Sanders Details New Effort to Make Vermont Gas Prices More Competitive

BURLINGTON, Vt., Dec. 10 –U.S. Sen. Bernie Sanders (I-Vt.) today announced a new website to help consumers track gasoline prices in Vermont, where prices in the northwestern part of the state are 30 cents above the national average.

Sanders also said he plans to work with Vermont state lawmakers to hold hearings and draft state legislation on gas prices.

Some fuel dealers in Vermont, Sanders said, “are keeping gas prices artificially high simply because they can.”

In addition to highlighting the best gasoline pump prices in Vermont, Sanders’ website, “Consumer Watch: An Eye on Gas Prices,” explains how prices are set by tracking wholesale gas prices, profit margins, taxes and transportation costs for fuel haulers.

Gas prices in northwestern Vermont are significantly more expensive than in the rest of the state and country. For seven consecutive weeks from mid-September through October, northwestern Vermont was one of the 10 most lucrative markets to sell gas in the 13-state northeastern region of the United States according to the Oil Price Information Service, one of the leading national organizations that track fuel prices.

So far this year, the region comprising Chittenden, Grand Isle and Franklin counties ranked as the 10th most profitable market in the United States to sell gas. “We are in the midst of a terrible recession and many working families who drive long distances to and from work are hurting. Gas station owners have a right to make a profit, but they don’t have a right to rip people off,” Sanders said.

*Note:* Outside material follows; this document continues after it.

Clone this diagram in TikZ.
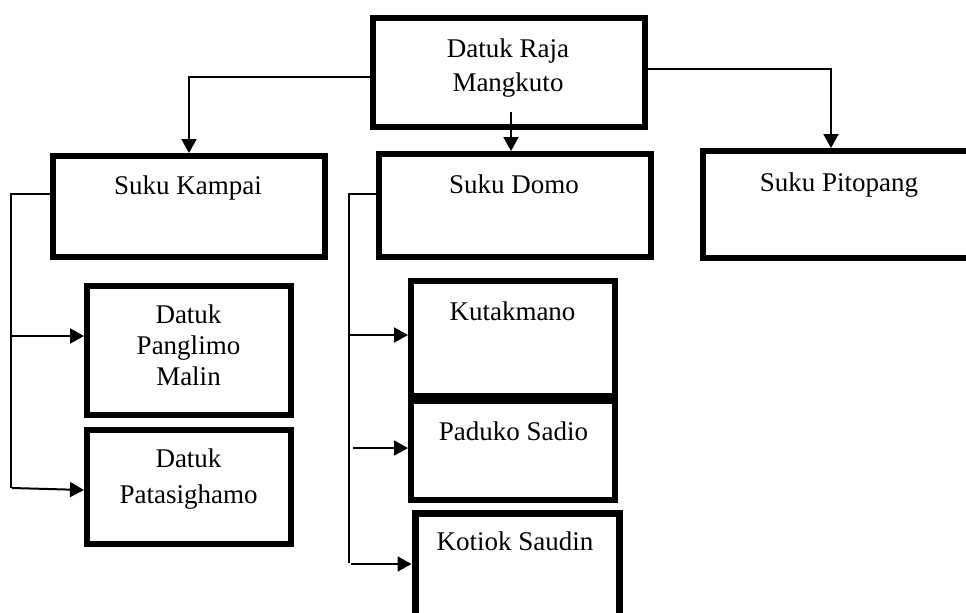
\documentclass[tikz,border=0pt]{standalone}
\usepackage{fontspec}
\setmainfont{Liberation Serif}
\usetikzlibrary{positioning,arrows.meta}

\tikzset{
  box/.style={draw, line width=3pt, inner sep=0pt},
  conn/.style={-{Triangle[length=7pt,width=7.5pt]}, line width=1pt},
  bus/.style={line width=0.8pt},
  lbl/.style={inner sep=0pt, font=\fontsize{13.5}{17}\selectfont}
}

\begin{document}
\begin{tikzpicture}[x=0.5pt,y=-0.5pt]
\clip (0,0) rectangle (966,612);
\fill[white] (0,0) rectangle (966,612);

% boxes
\node[box, minimum width=136pt, minimum height=54.5pt] (raja) at (509,72.5) {};
\node[box, minimum width=136pt, minimum height=50.5pt] (kampai) at (189,206.5) {};
\node[box, minimum width=136pt, minimum height=51.5pt] (domo) at (515,205.5) {};
\node[box, minimum width=135pt, minimum height=53.5pt] (pitopang) at (838,204.5) {};
\node[box, minimum width=102pt, minimum height=64.5pt] (panglimo) at (189,350.5) {};
\node[box, minimum width=102pt, minimum height=57pt] (patasi) at (189,487) {};
\node[box, minimum width=102pt, minimum height=57.5pt] (kutak) at (513,338.5) {};
\node[box, minimum width=102pt, minimum height=49.5pt] (paduko) at (513,450.5) {};
\node[box, line width=3.5pt, minimum width=102pt, minimum height=56pt] (kotiok) at (517,569) {};

% texts
\node[lbl, anchor=north, align=center] (rajaT) at (508,38.5) {Datuk Raja\\Mangkuto};
\node[lbl, anchor=base] (kampaiT) at (188,194) {Suku Kampai};
\node[lbl, anchor=base] (domoT) at (514,193) {Suku Domo};
\node[lbl, anchor=base] (pitopangT) at (839,191) {Suku Pitopang};
\node[lbl, anchor=north, align=center, font=\fontsize{13.5}{15.5}\selectfont] (panglimoT) at (188.5,304.5) {Datuk\\Panglimo\\Malin};
\node[lbl, anchor=north, align=center, font=\fontsize{13.5}{18}\selectfont] (patasiT) at (188.5,448.5) {Datuk\\Patasighamo};
\node[lbl, anchor=base] (kutakT) at (512.5,320) {Kutakmano};
\node[lbl, anchor=base] (padukoT) at (513.5,440) {Paduko Sadio};
\node[lbl, anchor=base] (kotiokT) at (515,550) {Kotiok Saudin};

% top level
\draw[conn] ([yshift=-2.25pt]raja.west) -| (kampai.north);
\draw[conn] ([yshift=1.75pt]raja.east) -| ([xshift=-3.5pt]pitopang.north);
\coordinate (rajaS) at (511,112);
\draw[conn] (rajaS) -- (rajaS |- domo.north);

% Suku Kampai
\coordinate (kampaiBus) at (11,488);
\draw[bus] ([yshift=6.25pt]kampai.west) -| (kampaiBus);
\coordinate (k1) at (11,336);
\draw[conn] (k1) -- (k1 -| panglimo.west);
\coordinate (k2) at (12,488);
\draw[conn] (k2) -- ([yshift=-1.5pt]patasi.west);

% Suku Domo
\coordinate (domoBus) at (349,563);
\draw[bus] ([yshift=5.75pt]domo.west) -| (domoBus);
\coordinate (d1) at (349,335);
\draw[conn] (d1) -- (d1 -| kutak.west);
\coordinate (d2) at (353,448);
\draw[conn] (d2) -- (d2 -| paduko.west);
\coordinate (d3) at (351,564);
\draw[conn] (d3) -- (d3 -| kotiok.west);
\end{tikzpicture}
\end{document}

The average price for a gallon of regular unleaded gas in northwestern Vermont on Monday was $3.65 – 31 cents more a gallon than the national average, according to the AAA Daily Fuel Gauge Report. Statewide, the average price this morning was $3.60 a gallon, or 26 cents a gallon more than the U.S. average.

Sanders, who serves as a member of the Senate energy committee, held a Senate field hearing in Burlington, Vt., last August to continue his investigation into why prices are so much higher throughout northwestern Vermont. The central finding: the concentration of ownership of filling stations in that region results in limited competition and prevents prices at the pump from falling as wholesale gas prices decline.

One of the reasons for the lack of competition may be directly related to the fact that the three largest gasoline distributors in northwestern Vermont (S.B. Collins, Champlain Oil, and R.L. Vallee) own more than half of the filling stations in the region. Sanders invited the head of each company to speak with him about why they are charging upwards of 30 cents a gallon more than in other parts of Vermont. He has called on them to be more competitive.

“No one is disputing that gasoline distributors have a right to make a profit,” Sanders said. “In my view, however, they should not be ripping people off in these tough economic times.”